When you identify the measures of the dimensional model, you perform the following steps:

Identify measures that are true to the grain

When you design the measures of a model, you identify the measures that are true to the grain of each level of the model. When you identified the grain of the dimensional model, you identified preliminary measures. You can determine other detailed measures by looking at the grain definition. For example, if you have detailed measures, such as cost per individual product or manufacturing labor cost per product, you identify all of the remaining measures in the model.

Identify measure types

Determine what types of measures are used in the dimensional model. Each measure in a fact table should have a default aggregation (or derivation) rule.

Determine how to handle year-to-date measures

Year-to-date measures are numeric values that consist of an aggregated total from the start of year to the current date. You must make sure that such measures are not included in a fact table with the atomic level line items.

Assume that a fact table stores sales data for the year 2005. The sales for each month are additive, and you add the sales to produce year-to-date totals. If you create a year-to-date fact such as Sales_$$_Year_To_Date, then when you query this fact in August 2005, you would get the sum of all sales to August 2005.

Dimensional modelers may include aggregated year-to-date measures inside the fact table to improve performance and also reduce complexities when year-to-date queries are formed. However, to avoid confusion, calculate these measures in the report application.

Handle year-to-date measures with the following methods:

OLAP-based applications
SQL functions in views or stored procedures

Determine how to handle events

If the table is an event-based fact table, you must determine how events are handled.

Event fact tables are used to record events, such as Web page clicks and employee or student attendance. Events do not always result in measures.
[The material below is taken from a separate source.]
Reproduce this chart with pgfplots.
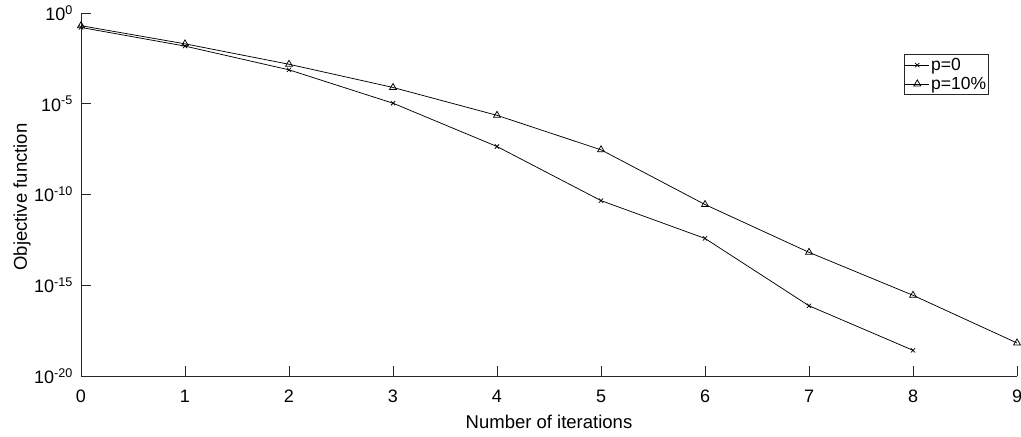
\documentclass[border=0pt]{standalone}
\usepackage{pgfplots}
\pgfplotsset{compat=1.18}
\usepackage{fontspec}
\setmainfont{Liberation Sans}
\definecolor{axgray}{HTML}{262626}

\begin{document}
\begin{tikzpicture}
    \useasboundingbox (-81bp,-61bp) rectangle (940bp,376bp);
    \begin{axis}[
        scale only axis,
        width=936bp, height=363bp,
        ymode=log,
        xmin=0, xmax=9,
        ymin=1e-20, ymax=1,
        axis lines*=left,
        x axis line style={-, color=axgray, line width=0.6bp},
        y axis line style={-, color=axgray, line width=0.6bp},
        tick style={color=axgray, line width=0.6bp},
        tick align=inside,
        major tick length=10bp,
        xtick={0,1,...,9},
        ytick={1e-20,1e-15,1e-10,1e-5,1},
        yticklabels={10\textsuperscript{-20},10\textsuperscript{-15},10\textsuperscript{-10},10\textsuperscript{-5},10\textsuperscript{0}},
        yminorticks=false,
        /pgf/number format/assume math mode=true,
        tick label style={font=\fontsize{18bp}{20bp}\selectfont},
        xticklabel style={anchor=base, inner sep=0pt, yshift=-26bp},
        yticklabel style={anchor=east, inner sep=0pt, xshift=-8bp},
        label style={font=\fontsize{18.5bp}{21bp}\selectfont},
        xlabel={Number of iterations},
        xlabel style={at={(axis description cs:0.5,-0.1433)}, anchor=base, inner sep=0pt},
        ylabel={Objective function},
        ylabel style={at={(axis description cs:-0.0577,0.493)}, anchor=base, inner sep=0pt},
        legend style={
            at={(0.97,0.887)}, anchor=north east,
            draw=axgray, line width=0.6bp,
            font=\fontsize{17.5bp}{19bp}\selectfont,
            inner xsep=1bp, inner ysep=3bp, row sep=3bp,
            nodes={inner xsep=1.5bp, inner ysep=1bp},
        },
        legend image code/.code={
            \draw[mark repeat=2, mark phase=2, #1]
                plot coordinates {(0bp,0bp) (12bp,0bp) (24bp,0bp)};
        },
        legend cell align=left,
    ]
        \addplot[black, line width=0.75bp, mark=x, mark size=3bp] table {
            0 1.6e-1
            1 1.5e-2
            2 7.4e-4
            3 1.07e-5
            4 4.4e-8
            5 4.6e-11
            6 3.8e-13
            7 7.4e-17
            8 2.6e-19
        };
        \addlegendentry{p=0}
        \addplot[black, line width=0.75bp, mark=triangle, mark size=4bp] table {
            0 2.0e-1
            1 2.0e-2
            2 1.5e-3
            3 7.9e-5
            4 2.3e-6
            5 2.9e-8
            6 2.8e-11
            7 6.5e-14
            8 2.8e-16
            9 6.6e-19
        };
        \addlegendentry{p=10\%}
    \end{axis}
\end{tikzpicture}
\end{document}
If you handle event-based scenarios where there are no measures, use event fact tables that consist of either pseudo facts or factless facts.

Keep in mind the following considerations that are associated with an event-based fact table:

Event-based fact tables typically have pseudo facts or no facts at all.
Use pseudo facts to perform count operations.
A factless fact event table has only foreign keys and no facts. Use the foreign keys to perform count operations.

Predict fact table growth

Predict the size and growth of the fact table to determine how you can tune the performance of the dimensional model.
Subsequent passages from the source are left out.